• **THE PROBLEM**: Pictures in the data below are not part of the copy; transcribe everything else exactly.

• **DATA SECTION**:
::::::::::

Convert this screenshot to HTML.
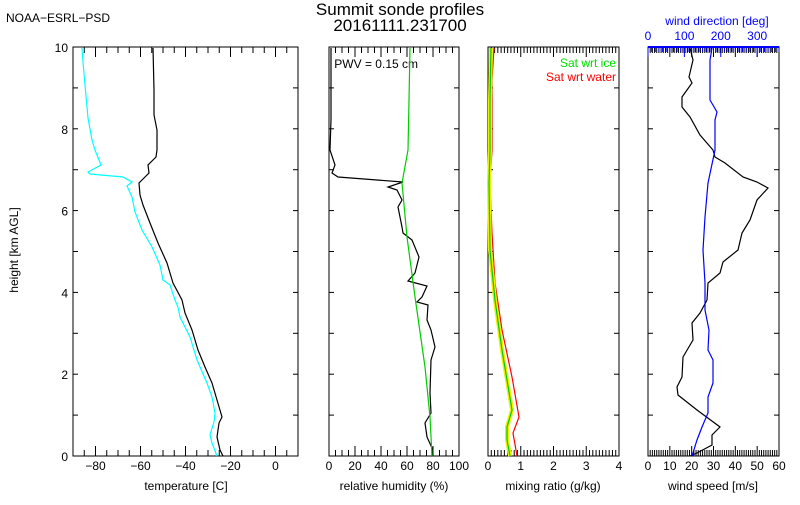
<!DOCTYPE html>
<html><head><meta charset="utf-8"><style>
body{margin:0;background:#fff;width:800px;height:500px;overflow:hidden}
svg text{font-family:"Liberation Sans",sans-serif;font-size:12px}
</style></head><body>
<svg id="s" width="800" height="500" xmlns="http://www.w3.org/2000/svg">
<text x="6" y="22" font-size="12">NOAA−ESRL−PSD</text>
<text x="400" y="15" text-anchor="middle" style="font-size:17px">Summit sonde profiles</text>
<text x="400" y="31" text-anchor="middle" style="font-size:17px">20161111.231700</text>
<text x="18" y="250" text-anchor="middle" transform="rotate(-90 18 250)" font-size="11">height [km AGL]</text>
<text x="717" y="25" text-anchor="middle" fill="#00f">wind direction [deg]</text>
<text x="418" y="68" text-anchor="end">PWV = 0.15 cm</text>
<text x="616" y="67" text-anchor="end" fill="#0d0">Sat wrt ice</text>
<text x="616" y="81" text-anchor="end" fill="#f00">Sat wrt water</text>
<text x="186" y="490" text-anchor="middle">temperature [C]</text>
<text x="394" y="490" text-anchor="middle">relative humidity (%)</text>
<text x="553" y="490" text-anchor="middle">mixing ratio (g/kg)</text>
<text x="713" y="490" text-anchor="middle">wind speed [m/s]</text>
<g id="g" fill="none" stroke-width="1"></g>
</svg>
<script>
var g=document.getElementById('g'),s=document.getElementById('s');
var T=47,B=456;
function el(n,a,t){var e=document.createElementNS('http://www.w3.org/2000/svg',n);for(var k in a)e.setAttribute(k,a[k]);if(t!=null)e.textContent=t;(n=='text'?s:g).appendChild(e);return e;}
function pl(p,c,w){el('polyline',{points:p,stroke:c,'stroke-width':w||1.2});}
function panel(x0,x1,v0,v1,minor,major,labels,ylab){
 el('rect',{x:x0,y:T,width:x1-x0,height:B-T,stroke:'#000'});
 for(var v=v0;v<=v1+1e-9;v+=minor){var x=x0+(v-v0)/(v1-v0)*(x1-x0);var big=Math.abs(v/major-Math.round(v/major))<1e-6;var L=big?10:6;
  el('line',{x1:x,y1:B,x2:x,y2:B-L,stroke:'#000'});el('line',{x1:x,y1:T,x2:x,y2:T+L,stroke:'#000'});}
 labels.forEach(function(v){var x=x0+(v-v0)/(v1-v0)*(x1-x0);el('text',{x:x,y:470,'text-anchor':'middle'},v<0?'−'+(-v):v);});
 for(var k=0;k<=10;k++){var y=B-k*(B-T)/10;el('line',{x1:x0,y1:y,x2:x0+5,y2:y,stroke:'#000'});el('line',{x1:x1,y1:y,x2:x1-5,y2:y,stroke:'#000'});
  if(ylab&&k%2==0)el('text',{x:x0-5,y:y+5,'text-anchor':'end'},k);}
}
panel(73,298,-90,10,5,20,[-80,-60,-40,-20,0],true);
panel(329,459,0,100,5,20,[0,20,40,60,80,100],false);
panel(488,619,0,4,0.1,1,[0,1,2,3,4],false);
panel(648,779,0,60,1,10,[0,10,20,30,40,50,60],false);
for(var d=0;d<=360;d+=10){var x=648+d*131/360;el('line',{x1:x,y1:T,x2:x,y2:T+(d%100==0?10:5),stroke:'#00f'});}
el('line',{x1:648,y1:T,x2:779,y2:T,stroke:'#00f','stroke-width':2});
[0,100,200,300].forEach(function(d){el('text',{x:648+d*131/360,y:40,'text-anchor':'middle',fill:'#00f'},d);});
pl("82,48 83,62 85,85 88,118 92,140 95,150 97,155 101,165 88,172 90,174 123,177 132,182 127,186 132,197 135,212 142,230 152,247 160,265 163,280 170,285 175,300 178,307 180,317 190,337 197,360 207,383 212,397 215,413 214,422 210,435 212,443 217,456","#0ff");
pl("153,48 154,90 154,115 157,130 157,150 156,157 148,165 149,173 144,178 139,183 140,195 143,205 150,223 158,243 167,263 173,283 182,300 185,313 192,330 198,350 205,367 212,383 217,400 222,417 219,423 217,437 220,450 223,456","#000");
pl("331,48 331,120 330,150 335,165 332,173 338,177 403,182 388,187 397,190 402,200 398,207 402,227 403,233 412,240 419,257 415,273 408,281 427,286 422,297 417,302 428,305 427,320 431,330 435,347 431,360 430,393 431,413 425,423 427,437 432,448 432,456","#000");
pl("410,48 409,100 408,150 402,183 407,237 415,297 425,367 430,417 432,456","#0c0");
pl("494,48 492,80 492,150 490,183 492,233 495,283 502,330 512,377 519,417 513,433 517,456","#f00");
pl("491,48 490,100 490,150 489,183 490,250 495,300 502,350 512,410 507,427 507,440 510,456","#ee0",4);
pl("491,48 490,100 490,150 489,183 490,250 495,300 502,350 512,410 507,427 507,440 510,456","#0c0");
pl("690,48 693,60 689,77 692,83 682,97 682,107 690,117 700,135 713,150 715,157 725,163 743,177 757,182 768,188 757,200 750,220 742,233 738,250 723,262 720,273 708,283 707,300 700,313 692,323 693,340 683,357 682,377 677,387 678,395 697,410 720,427 712,435 712,445 697,453 690,456","#000");
pl("712,48 710,60 710,100 717,112 715,120 715,150 708,183 705,217 703,250 705,283 705,310 709,330 708,350 713,360 713,383 708,397 708,413 702,427 697,440 692,456","#00f");
</script>
</body></html>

::::::::::

• **COMPLETE OUTPUT**:
Convert this screenshot to HTML.
<!DOCTYPE html>
<html><head><meta charset="utf-8"><style>
body{margin:0;background:#fff;width:800px;height:500px;overflow:hidden}
svg text{font-family:"Liberation Sans",sans-serif;font-size:12px}
</style></head><body>
<svg id="s" width="800" height="500" xmlns="http://www.w3.org/2000/svg">
<text x="6" y="22" font-size="12">NOAA−ESRL−PSD</text>
<text x="400" y="15" text-anchor="middle" style="font-size:17px">Summit sonde profiles</text>
<text x="400" y="31" text-anchor="middle" style="font-size:17px">20161111.231700</text>
<text x="18" y="250" text-anchor="middle" transform="rotate(-90 18 250)" font-size="11">height [km AGL]</text>
<text x="717" y="25" text-anchor="middle" fill="#00f">wind direction [deg]</text>
<text x="418" y="68" text-anchor="end">PWV = 0.15 cm</text>
<text x="616" y="67" text-anchor="end" fill="#0d0">Sat wrt ice</text>
<text x="616" y="81" text-anchor="end" fill="#f00">Sat wrt water</text>
<text x="186" y="490" text-anchor="middle">temperature [C]</text>
<text x="394" y="490" text-anchor="middle">relative humidity (%)</text>
<text x="553" y="490" text-anchor="middle">mixing ratio (g/kg)</text>
<text x="713" y="490" text-anchor="middle">wind speed [m/s]</text>
<g id="g" fill="none" stroke-width="1"></g>
</svg>
<script>
var g=document.getElementById('g'),s=document.getElementById('s');
var T=47,B=456;
function el(n,a,t){var e=document.createElementNS('http://www.w3.org/2000/svg',n);for(var k in a)e.setAttribute(k,a[k]);if(t!=null)e.textContent=t;(n=='text'?s:g).appendChild(e);return e;}
function pl(p,c,w){el('polyline',{points:p,stroke:c,'stroke-width':w||1.2});}
function panel(x0,x1,v0,v1,minor,major,labels,ylab){
 el('rect',{x:x0,y:T,width:x1-x0,height:B-T,stroke:'#000'});
 for(var v=v0;v<=v1+1e-9;v+=minor){var x=x0+(v-v0)/(v1-v0)*(x1-x0);var big=Math.abs(v/major-Math.round(v/major))<1e-6;var L=big?10:6;
  el('line',{x1:x,y1:B,x2:x,y2:B-L,stroke:'#000'});el('line',{x1:x,y1:T,x2:x,y2:T+L,stroke:'#000'});}
 labels.forEach(function(v){var x=x0+(v-v0)/(v1-v0)*(x1-x0);el('text',{x:x,y:470,'text-anchor':'middle'},v<0?'−'+(-v):v);});
 for(var k=0;k<=10;k++){var y=B-k*(B-T)/10;el('line',{x1:x0,y1:y,x2:x0+5,y2:y,stroke:'#000'});el('line',{x1:x1,y1:y,x2:x1-5,y2:y,stroke:'#000'});
  if(ylab&&k%2==0)el('text',{x:x0-5,y:y+5,'text-anchor':'end'},k);}
}
panel(73,298,-90,10,5,20,[-80,-60,-40,-20,0],true);
panel(329,459,0,100,5,20,[0,20,40,60,80,100],false);
panel(488,619,0,4,0.1,1,[0,1,2,3,4],false);
panel(648,779,0,60,1,10,[0,10,20,30,40,50,60],false);
for(var d=0;d<=360;d+=10){var x=648+d*131/360;el('line',{x1:x,y1:T,x2:x,y2:T+(d%100==0?10:5),stroke:'#00f'});}
el('line',{x1:648,y1:T,x2:779,y2:T,stroke:'#00f','stroke-width':2});
[0,100,200,300].forEach(function(d){el('text',{x:648+d*131/360,y:40,'text-anchor':'middle',fill:'#00f'},d);});
pl("82,48 83,62 85,85 88,118 92,140 95,150 97,155 101,165 88,172 90,174 123,177 132,182 127,186 132,197 135,212 142,230 152,247 160,265 163,280 170,285 175,300 178,307 180,317 190,337 197,360 207,383 212,397 215,413 214,422 210,435 212,443 217,456","#0ff");
pl("153,48 154,90 154,115 157,130 157,150 156,157 148,165 149,173 144,178 139,183 140,195 143,205 150,223 158,243 167,263 173,283 182,300 185,313 192,330 198,350 205,367 212,383 217,400 222,417 219,423 217,437 220,450 223,456","#000");
pl("331,48 331,120 330,150 335,165 332,173 338,177 403,182 388,187 397,190 402,200 398,207 402,227 403,233 412,240 419,257 415,273 408,281 427,286 422,297 417,302 428,305 427,320 431,330 435,347 431,360 430,393 431,413 425,423 427,437 432,448 432,456","#000");
pl("410,48 409,100 408,150 402,183 407,237 415,297 425,367 430,417 432,456","#0c0");
pl("494,48 492,80 492,150 490,183 492,233 495,283 502,330 512,377 519,417 513,433 517,456","#f00");
pl("491,48 490,100 490,150 489,183 490,250 495,300 502,350 512,410 507,427 507,440 510,456","#ee0",4);
pl("491,48 490,100 490,150 489,183 490,250 495,300 502,350 512,410 507,427 507,440 510,456","#0c0");
pl("690,48 693,60 689,77 692,83 682,97 682,107 690,117 700,135 713,150 715,157 725,163 743,177 757,182 768,188 757,200 750,220 742,233 738,250 723,262 720,273 708,283 707,300 700,313 692,323 693,340 683,357 682,377 677,387 678,395 697,410 720,427 712,435 712,445 697,453 690,456","#000");
pl("712,48 710,60 710,100 717,112 715,120 715,150 708,183 705,217 703,250 705,283 705,310 709,330 708,350 713,360 713,383 708,397 708,413 702,427 697,440 692,456","#00f");
</script>
</body></html>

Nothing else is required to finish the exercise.